Racial, ethnic, class, and gender passing are covered in this essay anthology: not all are great, so it’s a good library candidate. I sorely missed any discussion of disability. I highly recommend:

  • Skyhorse’s “College Application Essay Number Two,” which explores a deep identity complication: his mother taught him he was Native yet he had no Native ancestors.
  • In “Letter to the Lady Who Mistook Me for the Help at the National Book Awards or Some Meditations on Style” by the poet Patrick Rosal writes a fever dream of pride in his immigrant roots, his skill with a needle, his sartorial wit as he imagines a dozen ways to set this annoying white woman straight.
  • “Which Lie Did I Tell” by Trey Ellis wonders who will find him out: “I’m not a real professor, I just play one in art school.” The wide variety of racial and class niches he has occupied equip him well to “fit in,” but leave him always edgewise.
  • Lisa and Clarence Page, a white woman and black man married to each other, raise fascinating issues about the value of identity politics in their separate essays.
  • Stepping on a Star by Gabrielle Belot explores her gender transition, it’s welcome to see the topic of passing addressed in a non-trans anthology.

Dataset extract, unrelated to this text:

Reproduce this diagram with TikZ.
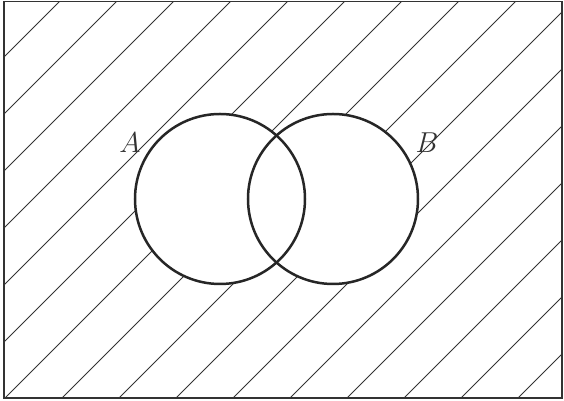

Read if … you have never had to question your identity in society.

Avoid if … You’re not interested in thinking hard.

bibliofile: Fan & papers in a stack (from my own photo) (Default)

[personal profile] bibliofile 2018-01-14 05:55 am (UTC)(link)
I just read that too! Excellent book. A good start on the concept of passing. Includes discussion of Rachel Dolezall, too.

(Invisible disabilities, well, that's a whole other series of books, innit?)